Adenovirus preparations and infections

An adenovirus expressing murine Egln3 was generated using the Adeno-X System 3 (Takara). Adenoviruses expressing GFP, mChREBPα, mChREBP amino acids 240–864 (32), Cre, or Egln3 were amplified in HEK293 cells, purified by CsCl gradient centrifugation, and dialyzed against 0.9% saline. Titers were determined by the Adeno-X Rapid Titer kit (Takara). For infections, the cells were incubated overnight with adenoviruses before washing cells once with PBS the next morning. Titers were chosen dependent on desired transgene expression level in the respective cell context. For Cre-mediated deletion, primary hepatocytes were incubated with 3 × 10⁰⁹ infectious units in 500 µl of medium in 12 wells overnight.

Immunoblotting

Whole cell proteins were isolated and homogenized in radioimmune precipitation assay buffer by standard methods, sonicated, and separated by SDS-PAGE before blotting to polyvinylidene difluoride membranes by tank blot overnight. Protein concentrations were determined by the BCA method (Thermo Fisher Scientific). After incubation with antibodies for ChREBP (NB400-135, lot J1, M1, M6, or Q4; Novus Biologicals), anti-FLAG-HRP (A8592; Sigma), EGLN3 (NB100-303 or NB100-139; Novus Biologicals), β-ACTIN (sc-47778; Santa Cruz), or GAPDH (2118; Cell Signaling), a secondary horseradish peroxidase-conjugated antibody was added (Pierce), and a chemiluminescent substrate kit (Thermo Fisher Scientific) was used for detection.

Mouse experiments

Animal procedures were in accordance with institutional guidelines and approved by the corresponding authorities.

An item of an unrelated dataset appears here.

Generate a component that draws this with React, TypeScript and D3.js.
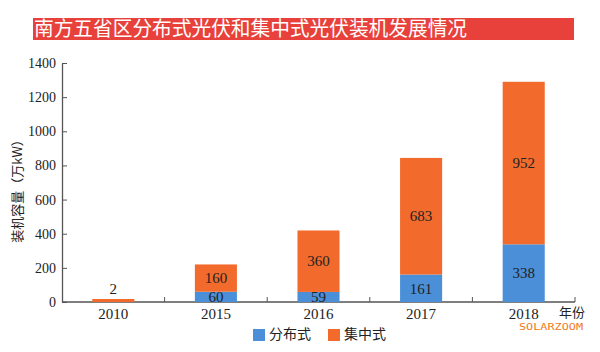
import React, { useEffect, useRef } from "react";
import * as d3 from "d3";

const years = ["2010", "2015", "2016", "2017", "2018"];
const distributed = [0, 60, 59, 161, 338];
const centralized = [2, 160, 360, 683, 952];
const yTicks = [0, 200, 400, 600, 800, 1000, 1200, 1400];
const seriesNames = ["分布式", "集中式"];

const BLUE = "#4b8fd8";
const ORANGE = "#f26b2c";
const SERIF = "'Liberation Serif', 'Noto Sans CJK SC', serif";
const CJK = "'Noto Sans CJK SC', sans-serif";

export default function App() {
  const svgRef = useRef<SVGSVGElement>(null);

  useEffect(() => {
    const w = 600;
    const h = 352;
    const svg = d3.select(svgRef.current);
    svg.selectAll("*").remove();
    svg.attr("width", w).attr("height", h).style("background", "#fff");

    // title bar
    svg.append("rect").attr("x", 33).attr("y", 18).attr("width", 541).attr("height", 22).attr("fill", "#e8413b");
    svg
      .append("text")
      .attr("x", 34)
      .attr("y", 36)
      .attr("fill", "#fff")
      .attr("font-family", CJK)
      .attr("font-size", 20)
      .attr("textLength", 433)
      .attr("lengthAdjust", "spacingAndGlyphs")
      .text("南方五省区分布式光伏和集中式光伏装机发展情况");

    const x0 = 62;
    const x1 = 575;
    const xScale = d3.scaleBand().domain(years).range([x0, x1]).paddingInner(0.59).paddingOuter(0.295);
    const yScale = d3.scaleLinear().domain([0, 1400]).range([302, 63]);

    // y axis
    const yAxis = svg.append("g").attr("transform", `translate(${x0},0)`).call(
      d3.axisLeft(yScale).tickValues(yTicks).tickFormat(d3.format("d")).tickSizeInner(-5).tickSizeOuter(0).tickPadding(6)
    );
    yAxis.select(".domain").attr("stroke", "#555").attr("stroke-width", 1.3);
    yAxis.selectAll("line").attr("stroke", "#555");
    yAxis.selectAll("text").attr("font-family", SERIF).attr("font-size", 14).attr("fill", "#222");

    // x axis
    const bw = xScale.step();
    const xg = svg.append("g").attr("transform", `translate(0,${yScale(0)})`);
    xg.append("line").attr("x1", x0).attr("x2", x1).attr("stroke", "#555").attr("stroke-width", 1.3);
    years.forEach((y, i) => {
      const bx = x0 + bw * (i + 1);
      xg.append("line").attr("x1", bx).attr("x2", bx).attr("y1", 0).attr("y2", -5).attr("stroke", "#555");
      xg.append("text")
        .attr("x", (xScale(y) as number) + xScale.bandwidth() / 2)
        .attr("y", 17)
        .attr("text-anchor", "middle")
        .attr("font-family", SERIF)
        .attr("font-size", 15)
        .attr("fill", "#222")
        .text(y);
    });

    // bars
    years.forEach((y, i) => {
      const bx = xScale(y) as number;
      const bwid = xScale.bandwidth();
      const d = distributed[i];
      const c = centralized[i];
      if (d > 0) {
        svg.append("rect").attr("x", bx).attr("width", bwid).attr("y", yScale(d)).attr("height", yScale(0) - yScale(d)).attr("fill", BLUE);
      }
      const top = yScale(d + c);
      const hgt = Math.max(yScale(d) - top, 3);
      svg.append("rect").attr("x", bx).attr("width", bwid).attr("y", yScale(d) - hgt).attr("height", hgt).attr("fill", ORANGE);

      const cx = bx + bwid / 2;
      const label = (v: number, yy: number) =>
        svg
          .append("text")
          .attr("x", cx)
          .attr("y", yy)
          .attr("dy", "0.35em")
          .attr("text-anchor", "middle")
          .attr("font-family", SERIF)
          .attr("font-size", 15)
          .attr("fill", "#222")
          .text(v);
      if (d > 0) label(d, yScale(d / 2));
      if (c < 20) label(c, yScale(d) - hgt - 10);
      else label(c, yScale(d + c / 2));
    });

    // axis titles
    svg
      .append("text")
      .attr("transform", `translate(22,188) rotate(-90)`)
      .attr("text-anchor", "middle")
      .attr("font-family", CJK)
      .attr("font-size", 13)
      .attr("fill", "#222")
      .text("装机容量（万kW）");
    svg
      .append("text")
      .attr("x", 559)
      .attr("y", 317)
      .attr("font-family", CJK)
      .attr("font-size", 13)
      .attr("fill", "#222")
      .text("年份");

    // legend
    const colors = [BLUE, ORANGE];
    const lx = [253, 328];
    seriesNames.forEach((n, i) => {
      svg.append("rect").attr("x", lx[i]).attr("y", 329).attr("width", 12).attr("height", 12).attr("fill", colors[i]);
      svg
        .append("text")
        .attr("x", lx[i] + 16)
        .attr("y", 339)
        .attr("font-family", CJK)
        .attr("font-size", 14)
        .attr("fill", "#222")
        .text(n);
    });

    svg
      .append("text")
      .attr("x", 519)
      .attr("y", 330)
      .attr("font-family", "'DejaVu Sans Mono', monospace")
      .attr("font-size", 9.5)
      .attr("textLength", 64)
      .attr("lengthAdjust", "spacingAndGlyphs")
      .attr("fill", "#f07a22")
      .text("SOLARZOOM");
  }, []);

  return (
    <div style={{ position: "absolute", left: 0, top: 0 }}>
      <svg ref={svgRef}></svg>
    </div>
  );
}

Gene expression in different mouse tissues was performed in 3-month-old (V1124-300 ssniff®Spezialdiäten GmbH, Soest, Germany) male C57BL/6J mice that were fed ad libitum, kept under a standard 12-h light/12-h dark cycle, and euthanized at ZT 2-3. The mice were fasted and refed for time periods as indicated.

Statistical analyses

For cell culture experiments, representative results of at least three independent experiments performed in triplicate are shown and presented as the means ± S.D. The animal data are presented as means ± S.E. Significance was determined by the two-tailed Student's t test or analysis of variance, as appropriate, and p < 0.05 was deemed significant (#,*, p < 0.05).

Data availability

The MS proteomics data have been deposited to the ProteomeXchange Consortium via the PRIDE partner repository (58) with the data set identifier PXD019137.